**Source data:**
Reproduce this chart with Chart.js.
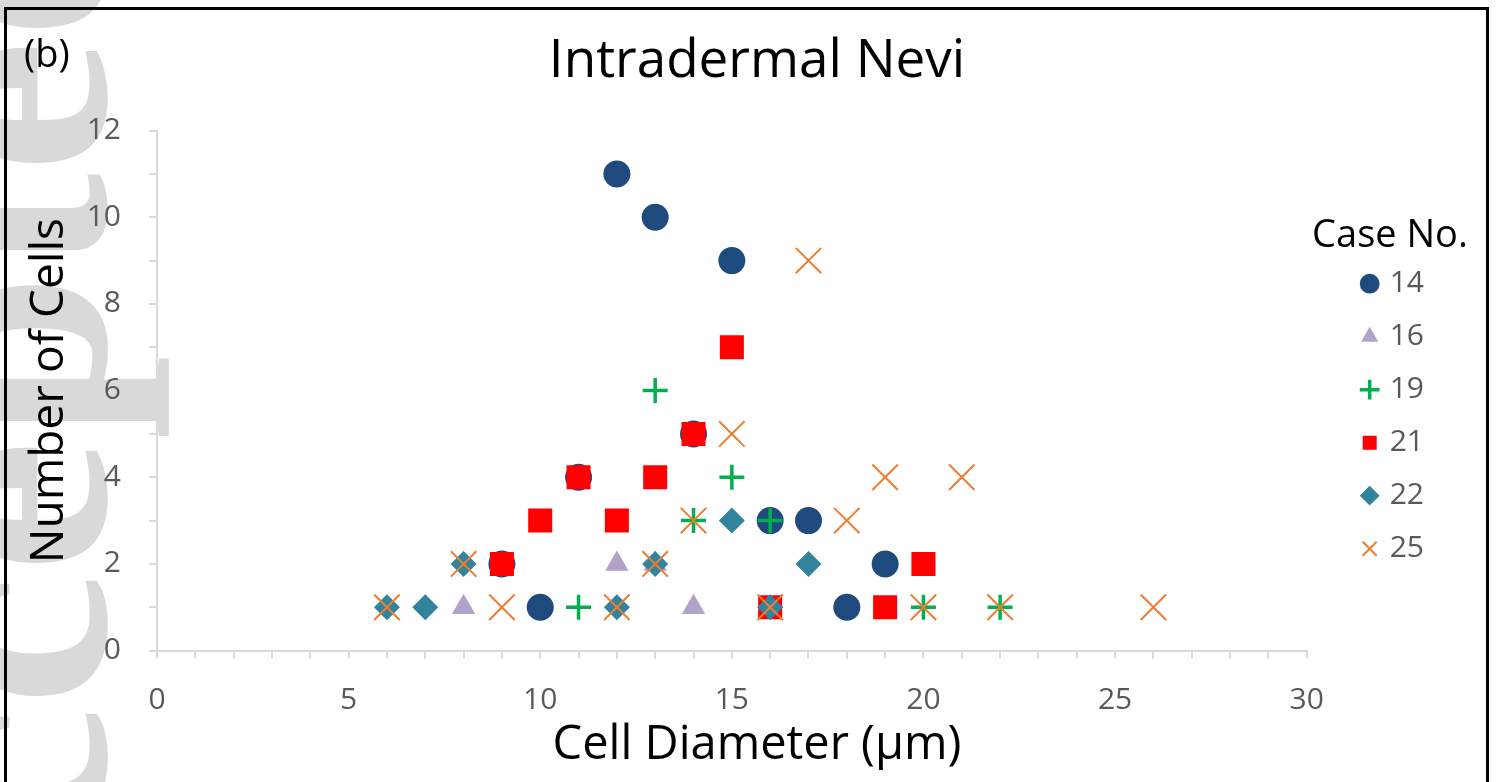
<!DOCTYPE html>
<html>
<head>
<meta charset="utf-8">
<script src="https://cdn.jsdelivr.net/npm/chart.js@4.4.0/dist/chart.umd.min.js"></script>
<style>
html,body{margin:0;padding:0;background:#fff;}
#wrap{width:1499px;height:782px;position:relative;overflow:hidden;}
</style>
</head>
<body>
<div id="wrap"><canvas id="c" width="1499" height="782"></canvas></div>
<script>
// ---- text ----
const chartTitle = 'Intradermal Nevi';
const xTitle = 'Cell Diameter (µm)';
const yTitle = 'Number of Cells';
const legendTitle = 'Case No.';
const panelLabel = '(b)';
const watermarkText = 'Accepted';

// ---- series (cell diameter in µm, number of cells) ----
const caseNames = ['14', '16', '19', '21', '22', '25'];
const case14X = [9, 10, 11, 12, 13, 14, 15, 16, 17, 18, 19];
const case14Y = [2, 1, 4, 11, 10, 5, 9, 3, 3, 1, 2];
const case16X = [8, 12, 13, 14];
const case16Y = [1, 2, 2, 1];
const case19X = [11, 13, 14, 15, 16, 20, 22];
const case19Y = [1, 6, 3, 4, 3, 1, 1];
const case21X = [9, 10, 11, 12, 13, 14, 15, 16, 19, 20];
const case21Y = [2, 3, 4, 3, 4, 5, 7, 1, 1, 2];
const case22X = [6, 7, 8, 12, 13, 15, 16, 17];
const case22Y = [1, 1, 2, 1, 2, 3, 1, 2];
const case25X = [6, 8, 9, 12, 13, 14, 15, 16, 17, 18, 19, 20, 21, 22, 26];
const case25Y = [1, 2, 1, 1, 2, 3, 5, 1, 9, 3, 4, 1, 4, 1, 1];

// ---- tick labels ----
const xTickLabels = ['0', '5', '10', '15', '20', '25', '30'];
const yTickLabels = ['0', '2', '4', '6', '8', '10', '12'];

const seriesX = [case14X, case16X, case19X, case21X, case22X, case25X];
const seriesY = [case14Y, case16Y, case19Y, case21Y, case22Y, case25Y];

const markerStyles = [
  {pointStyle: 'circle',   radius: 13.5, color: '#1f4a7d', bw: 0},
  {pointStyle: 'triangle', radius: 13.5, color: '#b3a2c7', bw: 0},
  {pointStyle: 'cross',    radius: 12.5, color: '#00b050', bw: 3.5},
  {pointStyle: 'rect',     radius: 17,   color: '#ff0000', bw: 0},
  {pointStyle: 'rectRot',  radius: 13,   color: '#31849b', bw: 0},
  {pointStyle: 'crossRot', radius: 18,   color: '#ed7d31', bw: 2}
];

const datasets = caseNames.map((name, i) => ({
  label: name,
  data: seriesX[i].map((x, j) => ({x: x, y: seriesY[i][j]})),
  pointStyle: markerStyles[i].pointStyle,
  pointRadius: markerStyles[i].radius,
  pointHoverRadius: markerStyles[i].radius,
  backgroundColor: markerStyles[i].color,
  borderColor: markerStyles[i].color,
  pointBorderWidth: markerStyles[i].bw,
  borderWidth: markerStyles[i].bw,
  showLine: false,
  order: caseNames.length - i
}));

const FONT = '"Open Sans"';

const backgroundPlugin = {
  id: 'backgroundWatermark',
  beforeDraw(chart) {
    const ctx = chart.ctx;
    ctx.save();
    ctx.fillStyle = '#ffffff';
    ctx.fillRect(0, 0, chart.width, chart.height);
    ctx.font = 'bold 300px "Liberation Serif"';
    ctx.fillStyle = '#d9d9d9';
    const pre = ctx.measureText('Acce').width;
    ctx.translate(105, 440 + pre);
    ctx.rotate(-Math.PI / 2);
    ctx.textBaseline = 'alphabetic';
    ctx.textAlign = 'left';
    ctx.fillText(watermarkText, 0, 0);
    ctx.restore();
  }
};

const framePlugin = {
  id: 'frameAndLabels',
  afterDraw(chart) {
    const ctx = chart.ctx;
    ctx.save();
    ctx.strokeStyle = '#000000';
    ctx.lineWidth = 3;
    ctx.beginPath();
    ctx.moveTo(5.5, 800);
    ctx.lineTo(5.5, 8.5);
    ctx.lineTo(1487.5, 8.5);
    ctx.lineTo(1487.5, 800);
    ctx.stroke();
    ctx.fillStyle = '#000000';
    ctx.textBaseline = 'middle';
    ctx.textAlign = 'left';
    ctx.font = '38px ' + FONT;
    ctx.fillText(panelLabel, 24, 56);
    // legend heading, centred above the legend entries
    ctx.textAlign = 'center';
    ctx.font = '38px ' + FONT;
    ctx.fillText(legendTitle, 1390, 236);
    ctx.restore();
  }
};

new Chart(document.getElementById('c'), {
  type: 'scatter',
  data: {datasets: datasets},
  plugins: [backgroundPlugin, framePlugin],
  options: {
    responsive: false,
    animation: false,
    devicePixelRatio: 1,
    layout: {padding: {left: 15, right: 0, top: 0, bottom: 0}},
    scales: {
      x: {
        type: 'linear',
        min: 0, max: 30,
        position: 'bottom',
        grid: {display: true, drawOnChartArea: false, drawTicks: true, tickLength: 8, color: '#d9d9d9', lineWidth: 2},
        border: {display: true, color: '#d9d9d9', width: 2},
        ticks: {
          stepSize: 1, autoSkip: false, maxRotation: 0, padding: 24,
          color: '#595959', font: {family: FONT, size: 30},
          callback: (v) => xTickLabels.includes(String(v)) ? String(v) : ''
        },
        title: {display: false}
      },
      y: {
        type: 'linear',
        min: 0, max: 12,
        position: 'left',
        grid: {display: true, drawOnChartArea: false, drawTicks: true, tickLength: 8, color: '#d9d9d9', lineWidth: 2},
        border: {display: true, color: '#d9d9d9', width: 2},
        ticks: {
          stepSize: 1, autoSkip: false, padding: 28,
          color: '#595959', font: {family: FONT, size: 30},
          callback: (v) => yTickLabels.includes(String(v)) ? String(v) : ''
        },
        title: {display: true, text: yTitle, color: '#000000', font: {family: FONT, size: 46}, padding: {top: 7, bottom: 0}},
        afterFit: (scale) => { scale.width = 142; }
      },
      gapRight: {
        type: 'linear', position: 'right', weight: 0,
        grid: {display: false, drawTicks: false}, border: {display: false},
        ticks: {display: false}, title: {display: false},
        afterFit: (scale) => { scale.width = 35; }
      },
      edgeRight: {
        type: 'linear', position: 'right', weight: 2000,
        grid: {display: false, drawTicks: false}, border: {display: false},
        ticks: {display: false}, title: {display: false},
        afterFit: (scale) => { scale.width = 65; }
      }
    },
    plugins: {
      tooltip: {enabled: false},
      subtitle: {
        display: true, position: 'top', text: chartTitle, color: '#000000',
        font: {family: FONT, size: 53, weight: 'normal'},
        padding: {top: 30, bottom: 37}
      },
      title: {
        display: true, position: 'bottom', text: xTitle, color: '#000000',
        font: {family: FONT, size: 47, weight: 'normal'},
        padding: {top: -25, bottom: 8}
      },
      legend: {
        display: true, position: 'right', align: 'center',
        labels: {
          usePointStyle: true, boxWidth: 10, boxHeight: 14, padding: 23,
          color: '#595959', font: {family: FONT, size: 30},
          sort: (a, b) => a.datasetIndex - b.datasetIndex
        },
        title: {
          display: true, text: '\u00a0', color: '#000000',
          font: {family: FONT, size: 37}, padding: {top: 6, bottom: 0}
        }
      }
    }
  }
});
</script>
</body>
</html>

**Task statement:**
Skip the images and write out the rest of the listing exactly.

**Response to the exercise:**
Reproduce this chart with Chart.js.
<!DOCTYPE html>
<html>
<head>
<meta charset="utf-8">
<script src="https://cdn.jsdelivr.net/npm/chart.js@4.4.0/dist/chart.umd.min.js"></script>
<style>
html,body{margin:0;padding:0;background:#fff;}
#wrap{width:1499px;height:782px;position:relative;overflow:hidden;}
</style>
</head>
<body>
<div id="wrap"><canvas id="c" width="1499" height="782"></canvas></div>
<script>
// ---- text ----
const chartTitle = 'Intradermal Nevi';
const xTitle = 'Cell Diameter (µm)';
const yTitle = 'Number of Cells';
const legendTitle = 'Case No.';
const panelLabel = '(b)';
const watermarkText = 'Accepted';

// ---- series (cell diameter in µm, number of cells) ----
const caseNames = ['14', '16', '19', '21', '22', '25'];
const case14X = [9, 10, 11, 12, 13, 14, 15, 16, 17, 18, 19];
const case14Y = [2, 1, 4, 11, 10, 5, 9, 3, 3, 1, 2];
const case16X = [8, 12, 13, 14];
const case16Y = [1, 2, 2, 1];
const case19X = [11, 13, 14, 15, 16, 20, 22];
const case19Y = [1, 6, 3, 4, 3, 1, 1];
const case21X = [9, 10, 11, 12, 13, 14, 15, 16, 19, 20];
const case21Y = [2, 3, 4, 3, 4, 5, 7, 1, 1, 2];
const case22X = [6, 7, 8, 12, 13, 15, 16, 17];
const case22Y = [1, 1, 2, 1, 2, 3, 1, 2];
const case25X = [6, 8, 9, 12, 13, 14, 15, 16, 17, 18, 19, 20, 21, 22, 26];
const case25Y = [1, 2, 1, 1, 2, 3, 5, 1, 9, 3, 4, 1, 4, 1, 1];

// ---- tick labels ----
const xTickLabels = ['0', '5', '10', '15', '20', '25', '30'];
const yTickLabels = ['0', '2', '4', '6', '8', '10', '12'];

const seriesX = [case14X, case16X, case19X, case21X, case22X, case25X];
const seriesY = [case14Y, case16Y, case19Y, case21Y, case22Y, case25Y];

const markerStyles = [
  {pointStyle: 'circle',   radius: 13.5, color: '#1f4a7d', bw: 0},
  {pointStyle: 'triangle', radius: 13.5, color: '#b3a2c7', bw: 0},
  {pointStyle: 'cross',    radius: 12.5, color: '#00b050', bw: 3.5},
  {pointStyle: 'rect',     radius: 17,   color: '#ff0000', bw: 0},
  {pointStyle: 'rectRot',  radius: 13,   color: '#31849b', bw: 0},
  {pointStyle: 'crossRot', radius: 18,   color: '#ed7d31', bw: 2}
];

const datasets = caseNames.map((name, i) => ({
  label: name,
  data: seriesX[i].map((x, j) => ({x: x, y: seriesY[i][j]})),
  pointStyle: markerStyles[i].pointStyle,
  pointRadius: markerStyles[i].radius,
  pointHoverRadius: markerStyles[i].radius,
  backgroundColor: markerStyles[i].color,
  borderColor: markerStyles[i].color,
  pointBorderWidth: markerStyles[i].bw,
  borderWidth: markerStyles[i].bw,
  showLine: false,
  order: caseNames.length - i
}));

const FONT = '"Open Sans"';

const backgroundPlugin = {
  id: 'backgroundWatermark',
  beforeDraw(chart) {
    const ctx = chart.ctx;
    ctx.save();
    ctx.fillStyle = '#ffffff';
    ctx.fillRect(0, 0, chart.width, chart.height);
    ctx.font = 'bold 300px "Liberation Serif"';
    ctx.fillStyle = '#d9d9d9';
    const pre = ctx.measureText('Acce').width;
    ctx.translate(105, 440 + pre);
    ctx.rotate(-Math.PI / 2);
    ctx.textBaseline = 'alphabetic';
    ctx.textAlign = 'left';
    ctx.fillText(watermarkText, 0, 0);
    ctx.restore();
  }
};

const framePlugin = {
  id: 'frameAndLabels',
  afterDraw(chart) {
    const ctx = chart.ctx;
    ctx.save();
    ctx.strokeStyle = '#000000';
    ctx.lineWidth = 3;
    ctx.beginPath();
    ctx.moveTo(5.5, 800);
    ctx.lineTo(5.5, 8.5);
    ctx.lineTo(1487.5, 8.5);
    ctx.lineTo(1487.5, 800);
    ctx.stroke();
    ctx.fillStyle = '#000000';
    ctx.textBaseline = 'middle';
    ctx.textAlign = 'left';
    ctx.font = '38px ' + FONT;
    ctx.fillText(panelLabel, 24, 56);
    // legend heading, centred above the legend entries
    ctx.textAlign = 'center';
    ctx.font = '38px ' + FONT;
    ctx.fillText(legendTitle, 1390, 236);
    ctx.restore();
  }
};

new Chart(document.getElementById('c'), {
  type: 'scatter',
  data: {datasets: datasets},
  plugins: [backgroundPlugin, framePlugin],
  options: {
    responsive: false,
    animation: false,
    devicePixelRatio: 1,
    layout: {padding: {left: 15, right: 0, top: 0, bottom: 0}},
    scales: {
      x: {
        type: 'linear',
        min: 0, max: 30,
        position: 'bottom',
        grid: {display: true, drawOnChartArea: false, drawTicks: true, tickLength: 8, color: '#d9d9d9', lineWidth: 2},
        border: {display: true, color: '#d9d9d9', width: 2},
        ticks: {
          stepSize: 1, autoSkip: false, maxRotation: 0, padding: 24,
          color: '#595959', font: {family: FONT, size: 30},
          callback: (v) => xTickLabels.includes(String(v)) ? String(v) : ''
        },
        title: {display: false}
      },
      y: {
        type: 'linear',
        min: 0, max: 12,
        position: 'left',
        grid: {display: true, drawOnChartArea: false, drawTicks: true, tickLength: 8, color: '#d9d9d9', lineWidth: 2},
        border: {display: true, color: '#d9d9d9', width: 2},
        ticks: {
          stepSize: 1, autoSkip: false, padding: 28,
          color: '#595959', font: {family: FONT, size: 30},
          callback: (v) => yTickLabels.includes(String(v)) ? String(v) : ''
        },
        title: {display: true, text: yTitle, color: '#000000', font: {family: FONT, size: 46}, padding: {top: 7, bottom: 0}},
        afterFit: (scale) => { scale.width = 142; }
      },
      gapRight: {
        type: 'linear', position: 'right', weight: 0,
        grid: {display: false, drawTicks: false}, border: {display: false},
        ticks: {display: false}, title: {display: false},
        afterFit: (scale) => { scale.width = 35; }
      },
      edgeRight: {
        type: 'linear', position: 'right', weight: 2000,
        grid: {display: false, drawTicks: false}, border: {display: false},
        ticks: {display: false}, title: {display: false},
        afterFit: (scale) => { scale.width = 65; }
      }
    },
    plugins: {
      tooltip: {enabled: false},
      subtitle: {
        display: true, position: 'top', text: chartTitle, color: '#000000',
        font: {family: FONT, size: 53, weight: 'normal'},
        padding: {top: 30, bottom: 37}
      },
      title: {
        display: true, position: 'bottom', text: xTitle, color: '#000000',
        font: {family: FONT, size: 47, weight: 'normal'},
        padding: {top: -25, bottom: 8}
      },
      legend: {
        display: true, position: 'right', align: 'center',
        labels: {
          usePointStyle: true, boxWidth: 10, boxHeight: 14, padding: 23,
          color: '#595959', font: {family: FONT, size: 30},
          sort: (a, b) => a.datasetIndex - b.datasetIndex
        },
        title: {
          display: true, text: '\u00a0', color: '#000000',
          font: {family: FONT, size: 37}, padding: {top: 6, bottom: 0}
        }
      }
    }
  }
});
</script>
</body>
</html>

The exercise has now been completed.